É incrível como Devlin não consegue tornar esta trama no mínimo urgente para darmos importâncias as situações – muito pelo contrario: o diretor estreante recorre a previsibilidade, inserindo uma narrativa no inicio que, praticamente, desenha na mente de quem assisti tudo o que vem pela frente – e não se espante por pensar que a trama parece uma mistura de 2012, O Dia Depois de Amanhã e Armageddon, porque a criatividade passou bem longe daqui – a critica que o roteiro faz contra o fato de que existem políticos de oposição norte americanos cruéis (como se os que estão no poder não pudessem ser também) é tão ingênua que chega a ser risível, numa tola tentativa de mostrar alguma seriedade em sua história pouco criativa – fora ainda o patriotismo que já vimos em outras produções do diretor, que aqui, mesmo com o fato da estação reunir pessoas de diferentes etnias, sempre acaba por ressaltar que os americanos são os verdadeiros heróis.
Ainda que ruim politicamente, o roteiro poderia, ao menos, não apelar para clichês, tentando várias vezes emocionar o público. Mas vou apenas dar um exemplo de como o cineasta não sabe muito bem o que faz: acredite, Devlin, em certo ponto, para a narrativa só para acompanharmos um garoto indiano procurando seu cachorro perdido na rua durante um super furação – em cena que poderia ganhar até um framboesa de ouro de cena mais desnecessária do ano (caso existisse essa categoria de prêmio, não é?).
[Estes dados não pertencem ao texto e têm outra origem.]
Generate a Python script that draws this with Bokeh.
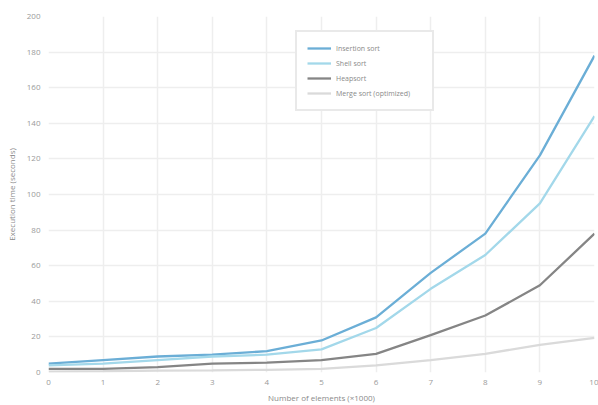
from bokeh.plotting import figure
from bokeh.models import FixedTicker, Legend, LegendItem
from bokeh.embed import file_html
from bokeh.resources import INLINE

x_values = [0, 1, 2, 3, 4, 5, 6, 7, 8, 9, 10]
series_a = [5, 7, 9, 10, 12, 18, 31, 56, 78, 122, 178]
series_b = [4, 5, 7, 9, 10, 13, 25, 47, 66, 95, 144]
series_c = [2, 2, 3, 5, 5.5, 7, 10.5, 21, 32, 49, 78]
series_d = [0.5, 0.7, 1, 1.2, 1.5, 2, 4, 7, 10.5, 15.5, 19.5]
series_names = ["Insertion sort", "Shell sort", "Heapsort", "Merge sort (optimized)"]
x_ticks = [0, 1, 2, 3, 4, 5, 6, 7, 8, 9, 10]
y_ticks = [0, 20, 40, 60, 80, 100, 120, 140, 160, 180, 200]

colors = ["#6baed6", "#a3d8ea", "#858585", "#dadada"]

p = figure(width=598, height=405, output_backend="svg", toolbar_location=None,
           x_range=(0, 10), y_range=(0, 200),
           min_border_left=48, min_border_right=4, min_border_top=16, min_border_bottom=32)
p.outline_line_color = None
p.background_fill_color = "white"

for ax in (p.xaxis[0], p.yaxis[0]):
    ax.axis_line_color = None
    ax.major_tick_line_color = None
    ax.minor_tick_line_color = None
    ax.major_tick_in = 0
    ax.major_tick_out = 0
    ax.minor_tick_in = 0
    ax.minor_tick_out = 0
    ax.major_label_text_font = "Open Sans"
    ax.major_label_text_font_size = "8px"
    ax.major_label_text_color = "#9a9a9a"
    ax.axis_label_text_font = "Open Sans"
    ax.axis_label_text_font_size = "8px"
    ax.axis_label_text_font_style = "normal"
    ax.axis_label_text_color = "#8a8a8a"

p.xaxis.ticker = FixedTicker(ticks=x_ticks)
p.yaxis.ticker = FixedTicker(ticks=y_ticks)
p.xaxis.major_label_standoff = 7
p.yaxis.major_label_standoff = 8
p.xaxis.axis_label = "Number of elements (×1000)"
p.yaxis.axis_label = "Execution time (seconds)"
p.xaxis.axis_label_standoff = 4
p.yaxis.axis_label_standoff = 7

p.xgrid.grid_line_color = "#eeeeee"
p.ygrid.grid_line_color = "#eeeeee"
p.xgrid.grid_line_width = 1.5
p.ygrid.grid_line_width = 1.5

renderers = []
for ys, c in zip([series_a, series_b, series_c, series_d], colors):
    r = p.line(x_values, ys, line_color=c, line_width=2.3)
    renderers.append(r)

legend = Legend(items=[LegendItem(label=n, renderers=[r]) for n, r in zip(series_names, renderers)],
                location=(247, 261))
legend.label_text_font = "Open Sans"
legend.label_text_font_size = "7px"
legend.label_text_color = "#8a8a8a"
legend.padding = 10
legend.spacing = 3
legend.glyph_height = 12
legend.label_height = 12
legend.glyph_width = 24
legend.label_width = 86
legend.label_standoff = 5
legend.border_line_color = "#d4d4d4"
legend.border_line_width = 2
legend.background_fill_color = "white"
legend.background_fill_alpha = 1.0
legend.margin = 0
p.add_layout(legend)

open("out.html", "w").write(file_html(p, INLINE))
Tocando no assunto de cenas ao redor do mundo, é ai que chegamos ao fato de que Tempestade decepciona até em suas características técnicas – que geralmente são o ponto alto da maioria dos filmes catástrofes. Existe uma terrível falta de sincronia de direção e equipe de produção – basta repararmos na montagem absurdamente falsa da praia do Rio de Janeiro, com prédios fakes ao fundo e uma tela verde deprimente atrás dos atores – que, como era de se esperar neste filme mal feito, são caricaturas de nos brasileiros; o carro do personagem de Daniel Wu parecendo um veiculo de um jogo de videogame enquanto foge de uma erupção no meio de Hong Kong; a concepção inverossímil e pouco funcional da estação espacial – a direção de arte falha em como mostrar o funcionamento do Dutch Boy – já que parece que apenas jogando algumas bombas na atmosfera já resolve o problema do clima. Pois é, milhões de dólares gastos e nada de assistirmos efeitos criativos – eu só achei aceitável a queda de um avião congelado na capital carioca. E Só.
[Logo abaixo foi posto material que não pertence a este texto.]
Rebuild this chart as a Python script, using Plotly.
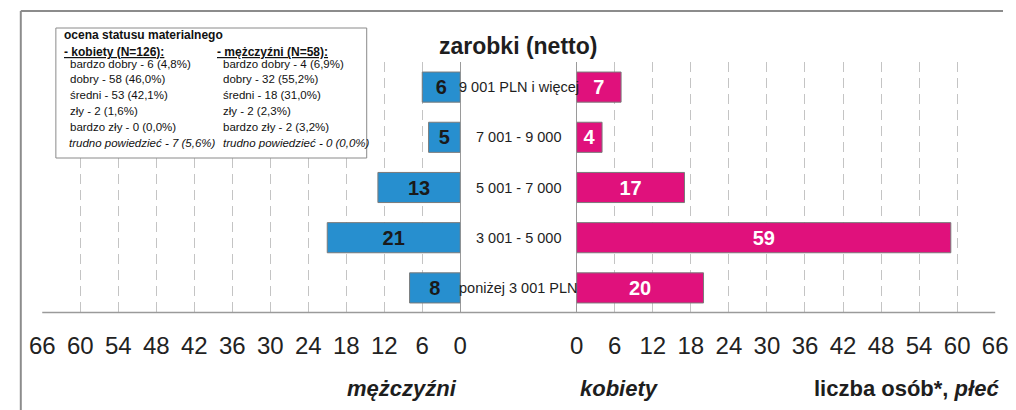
import plotly.graph_objects as go

# ---- data ----
categories = ["9 001 PLN i więcej", "7 001 - 9 000", "5 001 - 7 000", "3 001 - 5 000", "poniżej 3 001 PLN"]
men = [6, 5, 13, 21, 8]
women = [7, 4, 17, 59, 20]
tick_vals = list(range(0, 67, 6))

legend_women = ["bardzo dobry - 6 (4,8%)", "dobry - 58 (46,0%)", "średni - 53 (42,1%)",
                "zły - 2 (1,6%)", "bardzo zły - 0 (0,0%)", "trudno powiedzieć - 7 (5,6%)"]
legend_men = ["bardzo dobry - 4 (6,9%)", "dobry - 32 (55,2%)", "średni - 18 (31,0%)",
              "zły - 2 (2,3%)", "bardzo zły - 2 (3,2%)", "trudno powiedzieć - 0 (0,0%)"]

W, H = 1016, 410
def px(x): return x / W
def py(y): return 1 - y / H

SANS = "Liberation Sans, Arial, Helvetica, sans-serif"
BLUE = "#278fcf"
PINK = "#e0117c"
GRID = "#c4c4c4"
LINE = "#9a9a9a"

fig = go.Figure()
fig.add_trace(go.Bar(
    y=categories, x=men, orientation="h", xaxis="x", yaxis="y", width=0.6,
    marker=dict(color=BLUE, line=dict(color="#7a7a7a", width=1)),
    text=men, texttemplate="<b>%{x}</b>", textposition="inside", insidetextanchor="middle",
    textfont=dict(family=SANS, size=20, color="#1a1a1a"), constraintext="none",
    hoverinfo="skip", showlegend=False,
))
fig.add_trace(go.Bar(
    y=categories, x=women, orientation="h", xaxis="x2", yaxis="y", width=0.6,
    marker=dict(color=PINK, line=dict(color="#7a7a7a", width=1)),
    text=women, texttemplate="<b>%{x}</b>", textposition="inside", insidetextanchor="middle",
    textfont=dict(family=SANS, size=20, color="white"), constraintext="none",
    hoverinfo="skip", showlegend=False,
))

axis_common = dict(
    tickvals=tick_vals, ticktext=[str(v) for v in tick_vals],
    showgrid=True, gridcolor=GRID, griddash="10px,6px", gridwidth=1,
    zeroline=True, zerolinecolor=LINE, zerolinewidth=1,
    showline=False, ticks="", ticklabeloverflow="allow",
    tickfont=dict(family=SANS, size=24, color="#222222"),
    ticklabelstandoff=16, fixedrange=True,
)
fig.update_layout(
    width=W, height=H, autosize=False,
    margin=dict(l=0, r=0, t=0, b=0, pad=0),
    paper_bgcolor="white", plot_bgcolor="white",
    xaxis=dict(domain=[px(30), px(459)], range=[66, 0], anchor="y", **axis_common),
    xaxis2=dict(domain=[px(578.5), px(1008)], range=[0, 66], anchor="y", **axis_common),
    yaxis=dict(domain=[py(313), py(62)], type="category", categoryorder="array",
               categoryarray=categories, range=[4.5, -0.5], showticklabels=False,
               showgrid=False, zeroline=False, showline=False, fixedrange=True),
)

shapes = [
    # outer frame (top and left)
    dict(type="line", xref="paper", yref="paper", x0=px(8), x1=px(1016), y0=py(11), y1=py(11),
         line=dict(color="#8c8c8c", width=2)),
    dict(type="line", xref="paper", yref="paper", x0=px(8), x1=px(8), y0=py(11), y1=py(410),
         line=dict(color="#8c8c8c", width=2)),
    # bottom axis line across both axes
    dict(type="line", xref="paper", yref="paper", x0=px(30), x1=px(1008), y0=py(312.5), y1=py(312.5),
         line=dict(color=LINE, width=1.5)),
    # legend box
    dict(type="rect", xref="paper", yref="paper", x0=px(44), x1=px(363), y0=py(158), y1=py(28),
         line=dict(color="#8a8a8a", width=1), fillcolor="white", layer="above"),
]

annotations = []
def ann(text, x, y, size, family=SANS, xanchor="left", color="#1e1e1e", yanchor="middle"):
    annotations.append(dict(text=text, x=px(x), y=py(y), xref="paper", yref="paper",
                            xanchor=xanchor, yanchor=yanchor, showarrow=False,
                            font=dict(family=family, size=size, color=color)))

# title
ann("<b>zarobki (netto)</b>", 518, 46, 23, xanchor="center")
# category labels in the middle
for c in categories:
    annotations.append(dict(text=c, x=px(519), y=c, xref="paper", yref="y",
                            xanchor="center", yanchor="middle", showarrow=False,
                            font=dict(family=SANS, size=14.5, color="#1e1e1e")))
# axis titles
ann("<b><i>mężczyźni</i></b>", 458, 388, 22, xanchor="right")
ann("<b><i>kobiety</i></b>", 580, 388, 22, xanchor="left")
ann("<b>liczba osób*, <i>płeć</i></b>", 1014, 388, 22, xanchor="right")

# legend box text
ann("<b>ocena statusu materialnego</b>", 50, 35, 12, color="#111111")
ann("<b><u>- kobiety (N=126):</u></b>", 50, 52, 12, color="#111111")
ann("<b><u>- mężczyźni (N=58):</u></b>", 207, 52, 12, color="#111111")
ys = [64, 79.5, 95.2, 111, 126.7, 142.5]
for i, (tw, tm) in enumerate(zip(legend_women, legend_men)):
    if i == len(legend_women) - 1:
        tw, tm = f"<i>{tw}</i>", f"<i>{tm}</i>"
        xw = 55
    else:
        xw = 56
    ann(tw, xw, ys[i], 11.5, color="#111111")
    ann(tm, 213, ys[i], 11.5, color="#111111")

fig.update_layout(shapes=shapes, annotations=annotations)

page_fix = (
    "var h=document.documentElement.style, b=document.body.style;"
    "h.margin='0';h.padding='0';h.overflow='hidden';"
    "b.margin='0';b.padding='0';b.overflow='hidden';"
)
fig.write_html("out.html",
               config={"displayModeBar": False, "responsive": False, "staticPlot": True},
               post_script=page_fix)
Quanto ao elenco, uma avalanche de atores bons passando vergonha em personagens ruins: Gerard Butler e Jim Sturgess jamais convencem de seu drama de irmãos brigados – sendo que o primeiro nunca consegue mostrar estar motivado por voltar a estação que ele mesmo ajudou a criar; Abbie Cornish, como a segurança do presidente e namorada de Max não deixa de ser inexpressiva em momento algum; Ed Harris, como um assistente do presidente, passa vergonha pela incrível incapacidade do roteiro de não soar previsível e Andy Garcia faz o presidente dos Estados Unidos mais distraído e lerdo que o cinema já viu... me deu até saudades de Harrison Ford em Força Aérea Um. Sem falar nos capangas do “misterioso” vilão do filme – parecendo versões mal feitas dos ninjas-capangas da O-Ren Ishi de Kill Bill Vol. 1 (oi?!!!). Entretanto, é bom destacar o talento da menina Talitha Bateman (de Annabelle 2), que confere alguma emoção real vivendo a filha de Jake – é dela a narração inicial e final do filme, que mesmo sem ter nenhuma função para trama, além de tentar fazer chorar, se mostra uma artista já promissora em suas expressões.
Enfim, sem saber onde mostrar sua atenção real, Tempestade não tem capacidade de ser um filme que fale com propriedade do aquecimento global e suas formas de ser combatido, e nem um bom exemplo de cinema catástrofe, prejudicado totalmente por efeitos especiais pouco elaborados – veremos muitos pixels se destruindo, ao invés de cidades, digamos assim – personagens sem motivações plausíveis para suas condutas e um roteiro tão previsível quanto o esquecimento que teremos desta produção após ser vista.